>>

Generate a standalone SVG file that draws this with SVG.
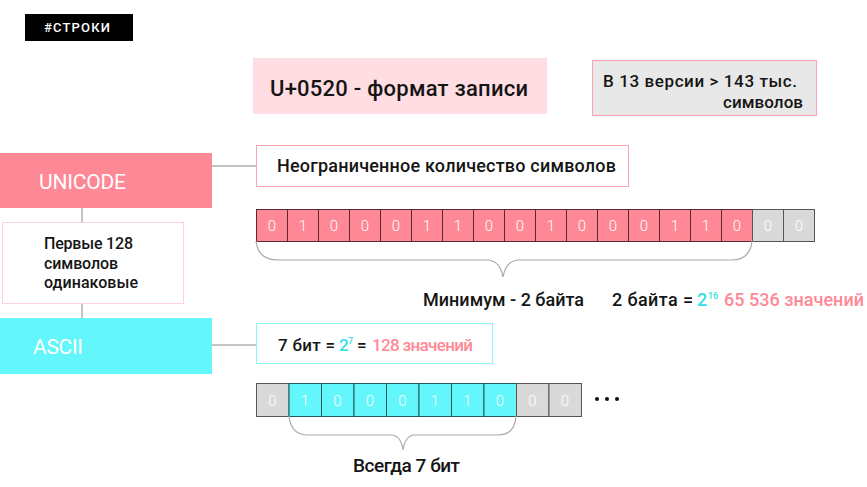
<svg xmlns="http://www.w3.org/2000/svg" width="867" height="487" viewBox="0 0 867 487">
<style>
text{font-family:Roboto,"Liberation Sans",sans-serif;font-weight:500;fill:#151515}
.w{fill:#fff;font-weight:400}
.bit{font-size:15px;font-weight:300;fill:#fff;text-anchor:middle}
.pk{fill:#ff8896;stroke:#5a2a30;stroke-width:1}
.gy{fill:#d9d9d9;stroke:#555;stroke-width:1}
.cy{fill:#63f6fb;stroke:#1f5a5c;stroke-width:1}
.ln{stroke:#888;stroke-width:1;fill:none}
.br{stroke:#aaa;stroke-width:1.2;fill:none}
.pink{fill:#ff8896}
.cyan{fill:#2fdfe6}
</style>
<g id="tag">
<rect x="25" y="14" width="108" height="27" fill="#000"/>
<text x="44" y="32" class="w" font-size="13" style="font-weight:500" textLength="66" lengthAdjust="spacing">#СТРОКИ</text>
</g>
<g id="format">
<rect x="253" y="58" width="294" height="56" fill="#ffdde2"/>
<text x="270" y="96" font-size="22" textLength="258" lengthAdjust="spacing">U+0520 - формат записи</text>
</g>
<g id="version">
<rect x="592.5" y="60.5" width="224" height="55" fill="#e9e8e8" stroke="#f7a6b2" stroke-width="1"/>
<text x="603" y="87" font-size="17" textLength="194" lengthAdjust="spacing">В 13 версии &gt; 143 тыс.</text>
<text x="723" y="108" font-size="17" textLength="80" lengthAdjust="spacing">символов</text>
</g>
<g id="connectors">
<line class="ln" x1="82" y1="208" x2="82" y2="222"/>
<line class="ln" x1="82" y1="304" x2="82" y2="318"/>
<line class="ln" x1="211" y1="166" x2="256" y2="166"/>
<line class="ln" x1="211" y1="345" x2="256" y2="345"/>
</g>
<g id="unicode">
<rect x="0" y="153" width="212" height="55" fill="#ff8896"/>
<text x="39" y="189" class="w" font-size="21" textLength="87" lengthAdjust="spacing">UNICODE</text>
</g>
<g id="same128">
<rect x="2.5" y="222.5" width="181" height="81" fill="#fff" stroke="#fcd3da" stroke-width="1"/>
<text x="44" y="249" font-size="16" textLength="89" lengthAdjust="spacing">Первые 128</text>
<text x="44" y="269" font-size="16" textLength="74" lengthAdjust="spacing">символов</text>
<text x="44" y="288" font-size="16" textLength="94" lengthAdjust="spacing">одинаковые</text>
</g>
<g id="ascii">
<rect x="0" y="318" width="212" height="56" fill="#63f6fb"/>
<text x="33" y="354" class="w" font-size="21" textLength="50" lengthAdjust="spacing">ASCII</text>
</g>
<g id="unlimited">
<rect x="256.5" y="145.5" width="372" height="41" fill="#fff" stroke="#f7a6b2" stroke-width="1"/>
<text x="277" y="172" font-size="18" textLength="339" lengthAdjust="spacing">Неограниченное количество символов</text>
</g>
<g id="bits7">
<rect x="256.5" y="323.5" width="236" height="40" fill="#fff" stroke="#8ef3f6" stroke-width="1"/>
<text x="278" y="351" font-size="17" textLength="57" lengthAdjust="spacing">7 бит =</text>
<text x="339" y="351" font-size="17" class="cyan">2</text>
<text x="348" y="344" font-size="9" class="cyan">7</text>
<text x="357" y="351" font-size="17">=</text>
<text x="372" y="351" font-size="17" class="pink" textLength="101" lengthAdjust="spacing">128 значений</text>
</g>
<g id="unicode-bits">
<rect class="pk" x="256.5" y="209.5" width="31" height="32"/>
<rect class="pk" x="287.5" y="209.5" width="31" height="32"/>
<rect class="pk" x="318.5" y="209.5" width="31" height="32"/>
<rect class="pk" x="349.5" y="209.5" width="31" height="32"/>
<rect class="pk" x="380.5" y="209.5" width="31" height="32"/>
<rect class="pk" x="411.5" y="209.5" width="31" height="32"/>
<rect class="pk" x="442.5" y="209.5" width="31" height="32"/>
<rect class="pk" x="473.5" y="209.5" width="31" height="32"/>
<rect class="pk" x="504.5" y="209.5" width="31" height="32"/>
<rect class="pk" x="535.5" y="209.5" width="31" height="32"/>
<rect class="pk" x="566.5" y="209.5" width="31" height="32"/>
<rect class="pk" x="597.5" y="209.5" width="31" height="32"/>
<rect class="pk" x="628.5" y="209.5" width="31" height="32"/>
<rect class="pk" x="659.5" y="209.5" width="31" height="32"/>
<rect class="pk" x="690.5" y="209.5" width="31" height="32"/>
<rect class="pk" x="721.5" y="209.5" width="31" height="32"/>
<rect class="gy" x="752.5" y="209.5" width="31" height="32"/>
<rect class="gy" x="783.5" y="209.5" width="31" height="32"/>
<text class="bit" x="272" y="231">0</text>
<text class="bit" x="303" y="231">1</text>
<text class="bit" x="334" y="231">0</text>
<text class="bit" x="365" y="231">0</text>
<text class="bit" x="396" y="231">0</text>
<text class="bit" x="427" y="231">1</text>
<text class="bit" x="458" y="231">1</text>
<text class="bit" x="489" y="231">0</text>
<text class="bit" x="520" y="231">0</text>
<text class="bit" x="551" y="231">1</text>
<text class="bit" x="582" y="231">0</text>
<text class="bit" x="613" y="231">0</text>
<text class="bit" x="644" y="231">0</text>
<text class="bit" x="675" y="231">1</text>
<text class="bit" x="706" y="231">1</text>
<text class="bit" x="737" y="231">0</text>
<text class="bit" x="768" y="231">0</text>
<text class="bit" x="799" y="231">0</text>
<path class="br" d="M256,241 Q258,260 278,260 L488,260 Q500,261 503,277 Q506,261 518,260 L732,260 Q750,260 752,241"/>
<text x="423" y="306" font-size="18" textLength="161" lengthAdjust="spacing">Минимум - 2 байта</text>
<text x="612" y="306" font-size="18" textLength="81" lengthAdjust="spacing">2 байта =</text>
<text x="697" y="306" font-size="18" class="cyan">2</text>
<text x="708" y="299" font-size="9" class="cyan">16</text>
<text x="724" y="306" font-size="18" class="pink" textLength="140" lengthAdjust="spacing">65 536 значений</text>
</g>
<g id="ascii-bits">
<rect class="gy" x="256.5" y="383.5" width="32.5" height="33"/>
<rect class="cy" x="289" y="383.5" width="32.5" height="33"/>
<rect class="cy" x="321.5" y="383.5" width="32.5" height="33"/>
<rect class="cy" x="354" y="383.5" width="32.5" height="33"/>
<rect class="cy" x="386.5" y="383.5" width="32.5" height="33"/>
<rect class="cy" x="419" y="383.5" width="32.5" height="33"/>
<rect class="cy" x="451.5" y="383.5" width="32.5" height="33"/>
<rect class="cy" x="484" y="383.5" width="32.5" height="33"/>
<rect class="gy" x="516.5" y="383.5" width="32.5" height="33"/>
<rect class="gy" x="549" y="383.5" width="32.5" height="33"/>
<text class="bit" x="272.5" y="406">0</text>
<text class="bit" x="305" y="406">1</text>
<text class="bit" x="337.5" y="406">0</text>
<text class="bit" x="370" y="406">0</text>
<text class="bit" x="402.5" y="406">0</text>
<text class="bit" x="435" y="406">1</text>
<text class="bit" x="467.5" y="406">1</text>
<text class="bit" x="500" y="406">0</text>
<text class="bit" x="532.5" y="406">0</text>
<text class="bit" x="565" y="406">0</text>
<circle cx="597" cy="399" r="2" fill="#111"/>
<circle cx="607" cy="399" r="2" fill="#111"/>
<circle cx="617" cy="399" r="2" fill="#111"/>
<path class="br" d="M289,416 Q291,435 308,435 L392,435 Q401,436 403,450 Q405,436 414,435 L498,435 Q515,435 516,416"/>
<text x="353" y="472" font-size="19" textLength="107" lengthAdjust="spacing">Всегда 7 бит</text>
</g>
</svg>
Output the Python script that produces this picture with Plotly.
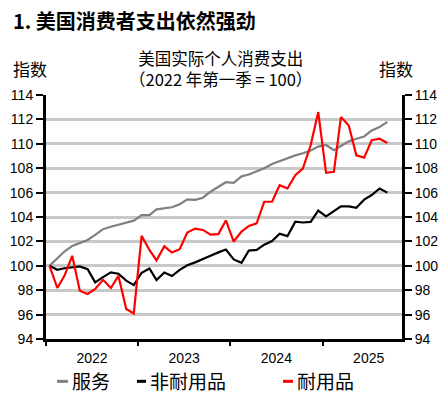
import plotly.graph_objects as go

# ---- data (monthly, Jan 2022 .. Sep 2025; index, 2022 Q1 = 100) ----
years = [2022, 2023, 2024, 2025]
months = [f"{y}-{m:02d}-15" for y in years for m in range(1, 13)][:45]

services = [100, 100.63, 101.17, 101.63, 101.9, 102.12, 102.53, 103.0, 103.2, 103.35, 103.54, 103.7,
            104.16, 104.16, 104.63, 104.7, 104.8, 105.05, 105.44, 105.4, 105.58, 106.07, 106.5, 106.85,
            106.8, 107.33, 107.48, 107.72, 108.0, 108.35, 108.57, 108.85, 109.05, 109.22, 109.45, 109.77,
            109.9, 109.47, 109.82, 110.2, 110.42, 110.6, 111.1, 111.37, 111.8]
nondurables = [100, 99.67, 99.8, 99.86, 99.95, 99.73, 98.64, 99.07, 99.46, 99.35, 98.78, 98.42,
               99.43, 99.78, 98.83, 99.45, 99.16, 99.67, 100.05, 100.28, 100.53, 100.83, 101.1, 101.33,
               100.52, 100.25, 101.25, 101.3, 101.73, 102.03, 102.63, 102.43, 103.62, 103.55, 103.6, 104.53,
               104.05, 104.45, 104.87, 104.87, 104.75, 105.42, 105.8, 106.34, 106.0]
durables = [100, 98.18, 99.18, 100.82, 97.96, 97.69, 98.1, 98.85, 98.18, 99.18, 96.46, 96.1,
            102.45, 101.3, 100.45, 101.6, 101.09, 101.36, 102.73, 103.05, 102.94, 102.55, 102.6, 103.72,
            101.99, 102.8, 103.27, 103.48, 105.25, 105.25, 106.6, 106.34, 107.43, 107.97, 109.88, 112.6,
            107.62, 107.7, 112.19, 111.5, 109.06, 108.87, 110.29, 110.42, 110.07]

series_names = ["服务", "非耐用品", "耐用品"]
series_colors = ["#808080", "#000000", "#ff0000"]
y_ticks = list(range(94, 115, 2))

title_text = "1. 美国消费者支出依然强劲"
subtitle_1 = "美国实际个人消费支出"
subtitle_2 = "（2022 年第一季 = 100）"
axis_unit = "指数"

NUM_FONT = "Liberation Sans, Arial, Noto Sans CJK SC"
CJK_FONT = "Noto Sans CJK SC, Liberation Sans"

fig = go.Figure()
for name, vals, col in zip(series_names, [services, nondurables, durables], series_colors):
    fig.add_trace(go.Scatter(x=months, y=vals, mode="lines", name=name,
                             line=dict(color=col, width=2.2), showlegend=False))
# invisible trace so the right-hand axis is drawn
fig.add_trace(go.Scatter(x=months, y=services, yaxis="y2", mode="lines",
                         line=dict(color="rgba(0,0,0,0)", width=0), hoverinfo="skip", showlegend=False))

W, H = 442, 397
ml, mr, mt, mb = 46, 40, 94.5, 57.5
pw, ph = W - ml - mr, H - mt - mb

def px(x):
    return (x - ml) / pw

def py(y):
    return (H - mb - y) / ph

fig.update_layout(
    width=W, height=H,
    margin=dict(l=ml, r=mr, t=mt, b=mb, pad=0, autoexpand=False),
    paper_bgcolor="white", plot_bgcolor="white",
    font=dict(family=NUM_FONT, size=14, color="#000000"),
    xaxis=dict(type="date", range=["2022-01-01", "2025-11-12"], automargin=False,
               tick0="2022-01-01", dtick="M12", tickformat="%Y", ticklabelmode="period",
               showline=True, linecolor="black", linewidth=3,
               ticks="outside", ticklen=4, tickwidth=2, tickcolor="black",
               showgrid=False, zeroline=False, tickfont=dict(family=NUM_FONT, size=14)),
    yaxis=dict(range=[94, 114], tickvals=y_ticks, side="left", automargin=False,
               showline=True, linecolor="black", linewidth=3,
               ticks="outside", ticklen=7, tickwidth=2, tickcolor="black",
               showgrid=True, gridcolor="#c8c8c8", gridwidth=2.5, zeroline=False,
               tickfont=dict(family=NUM_FONT, size=14)),
    yaxis2=dict(range=[94, 114], tickvals=y_ticks, side="right", overlaying="y", automargin=False,
                showline=True, linecolor="black", linewidth=3,
                ticks="outside", ticklen=7, tickwidth=2, tickcolor="black",
                showgrid=False, zeroline=False, tickfont=dict(family=NUM_FONT, size=14)),
)

# base line at 100
fig.add_shape(type="line", xref="paper", yref="y", x0=0, x1=1, y0=100, y1=100,
              line=dict(color="black", width=2), layer="between")

ann = []
ann.append(dict(text=f"<b>{title_text}</b>", x=px(11), y=py(20), xanchor="left", yanchor="middle",
                font=dict(family=CJK_FONT, size=20, color="black")))
ann.append(dict(text=f"{subtitle_1}<br>{subtitle_2}", x=px(220), y=py(67.5), xanchor="center",
                yanchor="middle", align="center",
                font=dict(family=CJK_FONT, size=16.5, color="black")))
ann.append(dict(text=axis_unit, x=px(11), y=py(68), xanchor="left", yanchor="middle",
                font=dict(family=CJK_FONT, size=17, color="black")))
ann.append(dict(text=axis_unit, x=px(377), y=py(68), xanchor="left", yanchor="middle",
                font=dict(family=CJK_FONT, size=17, color="black")))

# legend (manual, short dash markers)
legend_pos = [(57, 68, 70), (137, 146, 148), (283, 293, 295)]
for (d0, d1, tx), name, col in zip(legend_pos, series_names, series_colors):
    fig.add_shape(type="line", xref="paper", yref="paper", x0=px(d0), x1=px(d1),
                  y0=py(382), y1=py(382), line=dict(color=col, width=3))
    ann.append(dict(text=name, x=px(tx), y=py(381), xanchor="left", yanchor="middle",
                    font=dict(family=CJK_FONT, size=19, color="black")))

for a in ann:
    a.update(xref="paper", yref="paper", showarrow=False)
fig.update_layout(annotations=ann)

fig.write_html(
    "out.html",
    config={"displayModeBar": False},
    post_script="document.body.style.margin='0';document.body.style.padding='0';"
                "document.documentElement.style.margin='0';document.body.style.overflow='hidden';",
)
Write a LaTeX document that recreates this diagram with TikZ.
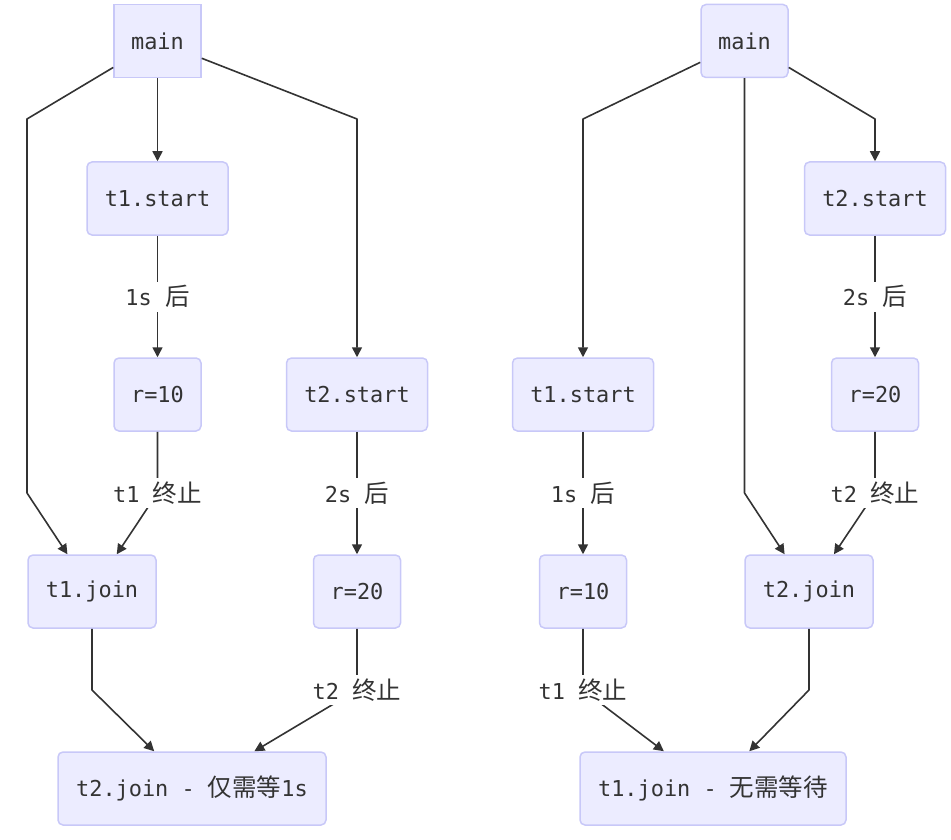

<<

Reproduce the data above exactly, but only from the line containing "Output the Python" through the line containing "CJK SC, Liberation"; skip the pictures.

Output the Python script that produces this picture with Plotly.
import plotly.graph_objects as go

# ---- data (monthly, Jan 2022 .. Sep 2025; index, 2022 Q1 = 100) ----
years = [2022, 2023, 2024, 2025]
months = [f"{y}-{m:02d}-15" for y in years for m in range(1, 13)][:45]

services = [100, 100.63, 101.17, 101.63, 101.9, 102.12, 102.53, 103.0, 103.2, 103.35, 103.54, 103.7,
            104.16, 104.16, 104.63, 104.7, 104.8, 105.05, 105.44, 105.4, 105.58, 106.07, 106.5, 106.85,
            106.8, 107.33, 107.48, 107.72, 108.0, 108.35, 108.57, 108.85, 109.05, 109.22, 109.45, 109.77,
            109.9, 109.47, 109.82, 110.2, 110.42, 110.6, 111.1, 111.37, 111.8]
nondurables = [100, 99.67, 99.8, 99.86, 99.95, 99.73, 98.64, 99.07, 99.46, 99.35, 98.78, 98.42,
               99.43, 99.78, 98.83, 99.45, 99.16, 99.67, 100.05, 100.28, 100.53, 100.83, 101.1, 101.33,
               100.52, 100.25, 101.25, 101.3, 101.73, 102.03, 102.63, 102.43, 103.62, 103.55, 103.6, 104.53,
               104.05, 104.45, 104.87, 104.87, 104.75, 105.42, 105.8, 106.34, 106.0]
durables = [100, 98.18, 99.18, 100.82, 97.96, 97.69, 98.1, 98.85, 98.18, 99.18, 96.46, 96.1,
            102.45, 101.3, 100.45, 101.6, 101.09, 101.36, 102.73, 103.05, 102.94, 102.55, 102.6, 103.72,
            101.99, 102.8, 103.27, 103.48, 105.25, 105.25, 106.6, 106.34, 107.43, 107.97, 109.88, 112.6,
            107.62, 107.7, 112.19, 111.5, 109.06, 108.87, 110.29, 110.42, 110.07]

series_names = ["服务", "非耐用品", "耐用品"]
series_colors = ["#808080", "#000000", "#ff0000"]
y_ticks = list(range(94, 115, 2))

title_text = "1. 美国消费者支出依然强劲"
subtitle_1 = "美国实际个人消费支出"
subtitle_2 = "（2022 年第一季 = 100）"
axis_unit = "指数"

NUM_FONT = "Liberation Sans, Arial, Noto Sans CJK SC"
CJK_FONT = "Noto Sans CJK SC, Liberation Sans"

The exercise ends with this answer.